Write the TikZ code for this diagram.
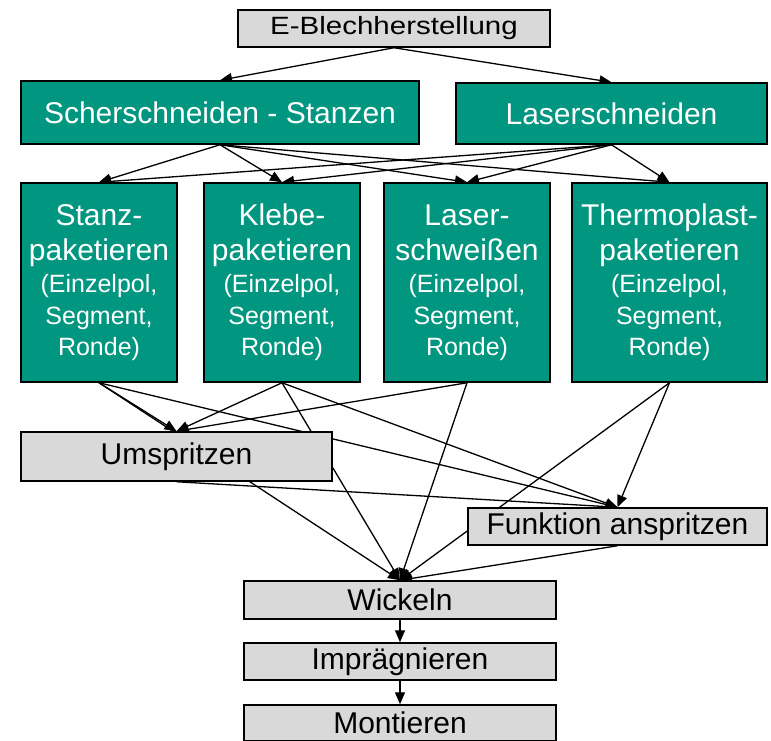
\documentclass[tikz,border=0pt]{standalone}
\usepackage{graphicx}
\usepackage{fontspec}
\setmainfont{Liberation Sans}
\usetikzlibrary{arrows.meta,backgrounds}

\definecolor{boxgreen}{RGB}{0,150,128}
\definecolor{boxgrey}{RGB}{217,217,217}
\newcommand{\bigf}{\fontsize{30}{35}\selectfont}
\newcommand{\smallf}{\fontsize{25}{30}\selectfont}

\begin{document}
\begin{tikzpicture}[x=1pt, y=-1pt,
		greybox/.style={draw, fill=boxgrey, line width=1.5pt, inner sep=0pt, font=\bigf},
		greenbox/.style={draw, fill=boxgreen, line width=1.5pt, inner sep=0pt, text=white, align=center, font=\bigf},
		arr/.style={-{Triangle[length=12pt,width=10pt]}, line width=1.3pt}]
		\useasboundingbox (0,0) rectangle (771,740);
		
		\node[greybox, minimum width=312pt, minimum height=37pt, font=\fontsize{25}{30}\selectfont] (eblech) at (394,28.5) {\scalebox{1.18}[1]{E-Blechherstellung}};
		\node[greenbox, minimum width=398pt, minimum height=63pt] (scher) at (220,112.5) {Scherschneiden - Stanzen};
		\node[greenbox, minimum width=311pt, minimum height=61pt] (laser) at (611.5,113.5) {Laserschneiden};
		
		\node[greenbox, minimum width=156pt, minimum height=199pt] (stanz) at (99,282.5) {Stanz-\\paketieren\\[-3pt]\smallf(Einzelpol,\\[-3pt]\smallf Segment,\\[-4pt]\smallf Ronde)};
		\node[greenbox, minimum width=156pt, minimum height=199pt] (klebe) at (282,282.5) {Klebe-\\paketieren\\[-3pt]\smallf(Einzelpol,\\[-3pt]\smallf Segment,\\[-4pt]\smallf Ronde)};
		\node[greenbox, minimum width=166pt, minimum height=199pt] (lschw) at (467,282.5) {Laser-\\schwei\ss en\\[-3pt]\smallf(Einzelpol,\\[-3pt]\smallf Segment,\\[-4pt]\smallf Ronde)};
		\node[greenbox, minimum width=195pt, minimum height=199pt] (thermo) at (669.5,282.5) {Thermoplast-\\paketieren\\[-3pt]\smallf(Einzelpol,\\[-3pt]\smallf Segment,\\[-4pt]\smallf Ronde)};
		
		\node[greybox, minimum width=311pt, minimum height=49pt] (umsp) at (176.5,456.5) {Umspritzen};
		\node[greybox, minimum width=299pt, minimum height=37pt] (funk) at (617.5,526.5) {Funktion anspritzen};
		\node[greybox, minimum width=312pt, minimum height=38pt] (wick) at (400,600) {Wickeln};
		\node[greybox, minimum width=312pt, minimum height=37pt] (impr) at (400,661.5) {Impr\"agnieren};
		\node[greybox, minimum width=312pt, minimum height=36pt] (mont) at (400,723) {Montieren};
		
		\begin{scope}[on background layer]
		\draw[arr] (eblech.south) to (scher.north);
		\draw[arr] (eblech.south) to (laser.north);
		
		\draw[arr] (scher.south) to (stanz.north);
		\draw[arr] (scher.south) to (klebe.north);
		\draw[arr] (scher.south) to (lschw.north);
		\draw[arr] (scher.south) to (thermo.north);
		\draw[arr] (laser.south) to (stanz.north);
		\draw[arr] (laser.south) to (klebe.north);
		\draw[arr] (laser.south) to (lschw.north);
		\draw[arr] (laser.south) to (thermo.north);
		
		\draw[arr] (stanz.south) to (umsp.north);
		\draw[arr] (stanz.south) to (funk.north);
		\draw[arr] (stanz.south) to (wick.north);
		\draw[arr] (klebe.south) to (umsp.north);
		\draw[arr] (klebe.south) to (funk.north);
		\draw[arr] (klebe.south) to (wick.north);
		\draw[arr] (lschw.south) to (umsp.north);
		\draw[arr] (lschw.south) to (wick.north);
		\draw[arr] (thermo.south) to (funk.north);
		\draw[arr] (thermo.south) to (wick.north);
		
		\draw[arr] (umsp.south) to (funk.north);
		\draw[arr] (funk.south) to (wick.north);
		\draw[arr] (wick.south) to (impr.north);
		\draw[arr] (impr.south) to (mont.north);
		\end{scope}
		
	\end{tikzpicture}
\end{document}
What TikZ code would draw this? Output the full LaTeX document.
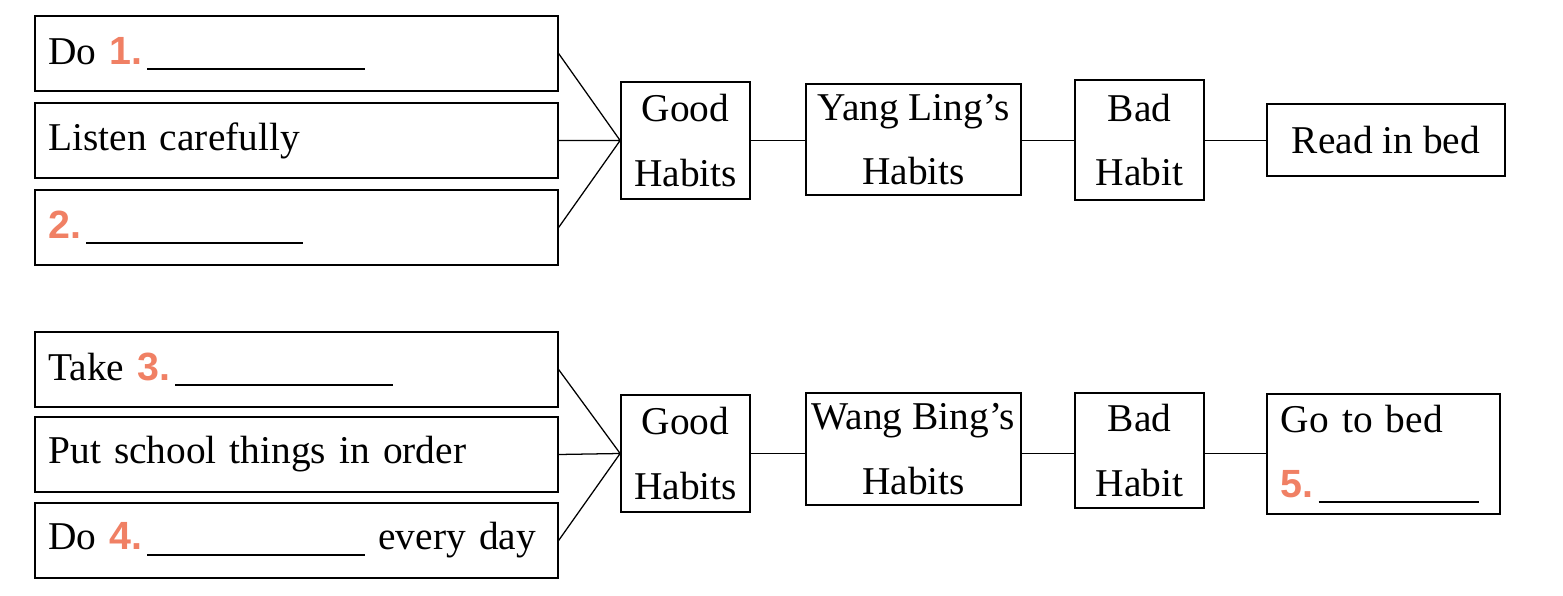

◆ ◆ ◆ ◆

● The task:
Report only the number of lines in the listing that contain the word "this".

● Written response:
2